The fifteen years following the capture of Domfront and Alencon were good years of expansion for Roger and Mabel. Roger was one of Duke William’s closest confidantes, and he and his wife steadily leveraged their influence with the Duke to expand their holdings and push rivals out of the way. However, the yields gained during those years paled in comparison with what followed in 1066, when Duke William of Normandy conquered the Kingdom of England and entered the pages of history as William the Conqueror.
It’s not clear whether Roger de Montgomery actually fought alongside William at the fateful Battle of Hastings or not (there are some sources that maintain that he remained behind to attend to Normandy in William’s absence), but what we do know is that the Norman Conquest allowed Roger to cash in on the decades of goodwill he had built up with the Duke.
Roger de Montgomery received vast estates in the newly conquered kingdom. He was granted the Rape of Arundel (a strategically located subdivision of the County of Sussex) and the Earldom of Shrewsbury. In this latter role, he was expected to defend against the Welsh and, if practicable, to expand into their lands. In addition to the above two grants, Roger de Montgomery was granted hundreds of manors spread across the entirety of Southern England, from which thousands of pounds flowed into his coffers every year.
Roger was now at the pinnacle of his power, holding vast estates on both sides of the English Channel. The only question that remained was, would he be able to hold onto them?

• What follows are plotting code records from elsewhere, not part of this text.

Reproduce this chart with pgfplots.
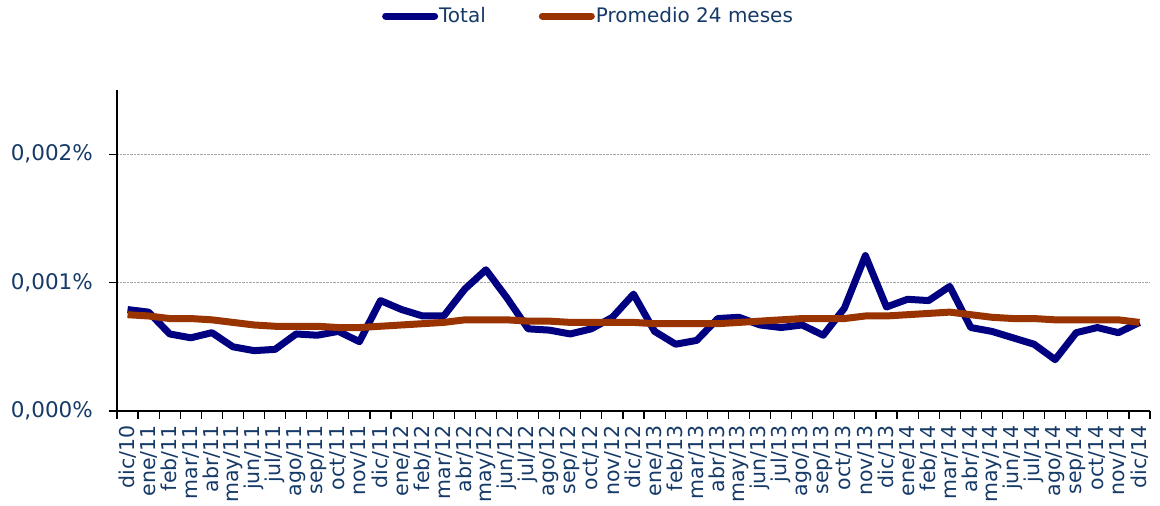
\documentclass[border=0pt]{standalone}
\usepackage{pgfplots}
\pgfplotsset{compat=1.18}
\usepackage{pgfplotstable}
\usepackage{fontspec}
\setmainfont{DejaVu Sans}
\definecolor{labelcol}{RGB}{22,58,104}
\definecolor{totcol}{RGB}{0,0,128}
\definecolor{promcol}{RGB}{153,51,0}
\pgfplotstableread{
x t p
0 0.00079 0.00075
1 0.00077 0.00074
2 0.00060 0.00072
3 0.00057 0.00072
4 0.00061 0.00071
5 0.00050 0.00069
6 0.00047 0.00067
7 0.00048 0.00066
8 0.00060 0.00066
9 0.00059 0.00066
10 0.00062 0.00065
11 0.00054 0.00065
12 0.00086 0.00066
13 0.00079 0.00067
14 0.00074 0.00068
15 0.00074 0.00069
16 0.00095 0.00071
17 0.00110 0.00071
18 0.00088 0.00071
19 0.00064 0.00070
20 0.00063 0.00070
21 0.00060 0.00069
22 0.00064 0.00069
23 0.00073 0.00069
24 0.00091 0.00069
25 0.00062 0.00068
26 0.00052 0.00068
27 0.00055 0.00068
28 0.00072 0.00068
29 0.00073 0.00069
30 0.00067 0.00070
31 0.00065 0.00071
32 0.00067 0.00072
33 0.00059 0.00072
34 0.00080 0.00072
35 0.00121 0.00074
36 0.00081 0.00074
37 0.00087 0.00075
38 0.00086 0.00076
39 0.00097 0.00077
40 0.00065 0.00075
41 0.00062 0.00073
42 0.00057 0.00072
43 0.00052 0.00072
44 0.00040 0.00071
45 0.00061 0.00071
46 0.00065 0.00071
47 0.00061 0.00071
48 0.00069 0.00069
}\datatable
\begin{document}
\begin{tikzpicture}
\useasboundingbox (0,0) rectangle (1160pt,506pt);
\begin{axis}[
  at={(117pt,95pt)}, anchor=south west,
  width=1033pt, height=321pt, scale only axis,
  xmin=-0.5, xmax=48.5, ymin=0, ymax=0.0025,
  axis x line=bottom, axis y line=left,
  axis line style={-, black, line width=1.5pt},
  tick align=outside,
  major tick length=8pt,
  tick style={black, line width=1.2pt},
  xtick={-0.5,0.5,...,48.5},
  xticklabels={},
  extra x ticks={0,1,...,48},
  extra x tick style={major tick length=0pt, grid=none},
  extra x tick labels={dic/10,ene/11,feb/11,mar/11,abr/11,may/11,jun/11,jul/11,ago/11,sep/11,oct/11,nov/11,dic/11,ene/12,feb/12,mar/12,abr/12,may/12,jun/12,jul/12,ago/12,sep/12,oct/12,nov/12,dic/12,ene/13,feb/13,mar/13,abr/13,may/13,jun/13,jul/13,ago/13,sep/13,oct/13,nov/13,dic/13,ene/14,feb/14,mar/14,abr/14,may/14,jun/14,jul/14,ago/14,sep/14,oct/14,nov/14,dic/14},
  xticklabel style={rotate=90, anchor=east, xshift=-12pt, font=\fontsize{20.5}{23}\selectfont},
  ytick={0,0.001,0.002},
  yticklabels={{0,000\%},{0,001\%},{0,002\%}},
  yticklabel style={xshift=-14pt, font=\fontsize{21.5}{24}\selectfont},
  tick label style={text=labelcol, inner sep=2pt},
  scaled y ticks=false,
  ymajorgrids,
  grid style={densely dotted, gray!70, line width=0.8pt},
  legend columns=2,
  legend style={draw=none, fill=none, at={(axis description cs:0.456,1.2305)}, anchor=center,
    font=\fontsize{20}{23}\selectfont, text=labelcol, inner sep=0pt,
    nodes={inner sep=1pt, anchor=west},
    /tikz/every even column/.append style={column sep=52pt}},
  legend image code/.code={\draw[#1, line cap=round] (3pt,0) -- (52pt,0);},
  every axis plot/.append style={line join=round},
]
\addplot[totcol, line width=7pt] table[x=x, y=t] {\datatable};
\addlegendentry{Total}
\addplot[promcol, line width=7pt] table[x=x, y=p] {\datatable};
\addlegendentry{Promedio 24 meses}
\end{axis}
\end{tikzpicture}
\end{document}
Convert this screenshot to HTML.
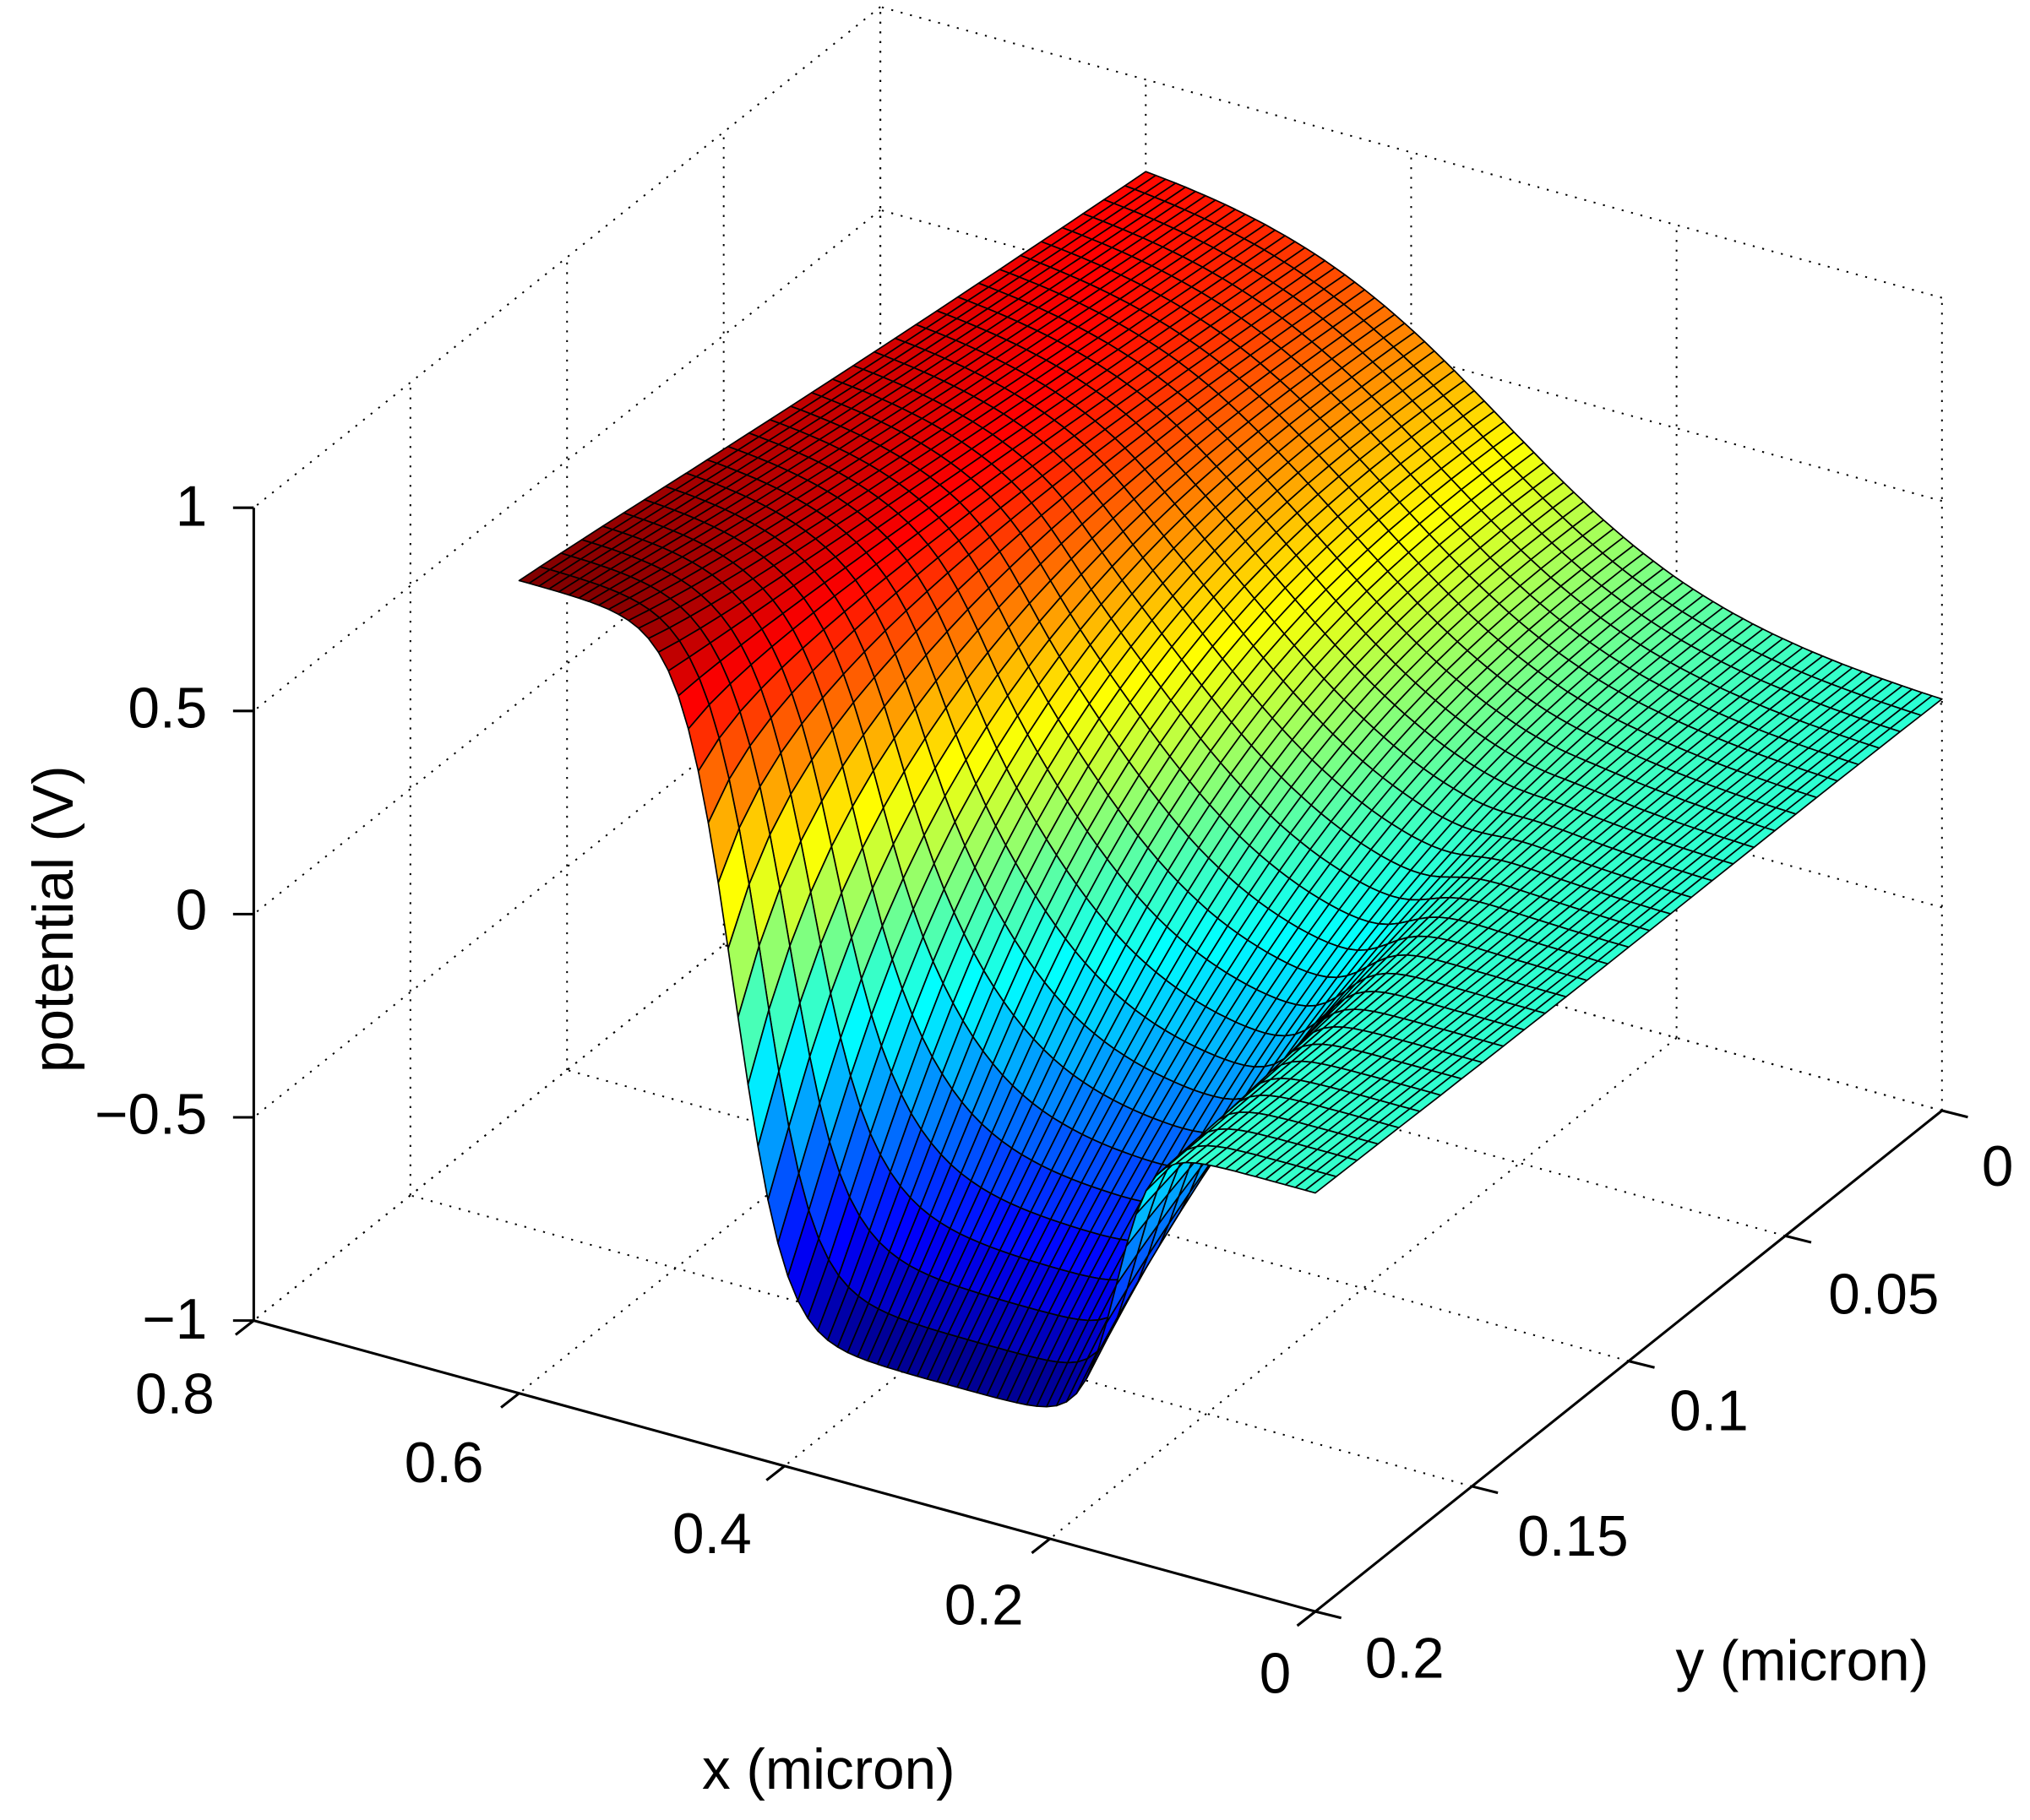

To be continued in part three…
David Bates, Normandy Before 1066. New York: Longman Group, 1982.
Gesta Normanorum Ducum of William of Jumièges, Orderic Vitalis, and Robert of Torigni, ed. and trans. Elisabeth M. C. van Houts, 2 vols. OMT (Oxford, 1992-5).
Kathleen Thompson, ‘Family and influence to the south of Normandy in the eleventh century: the lordship of Bellême’, in Journal of Medieval History, 11:3, pp. 215-226.
Geoffrey White, ‘The First House of Belleme’, in Transactions of the Royal Historical Society, Vol 22 (1940), pp. 67-99.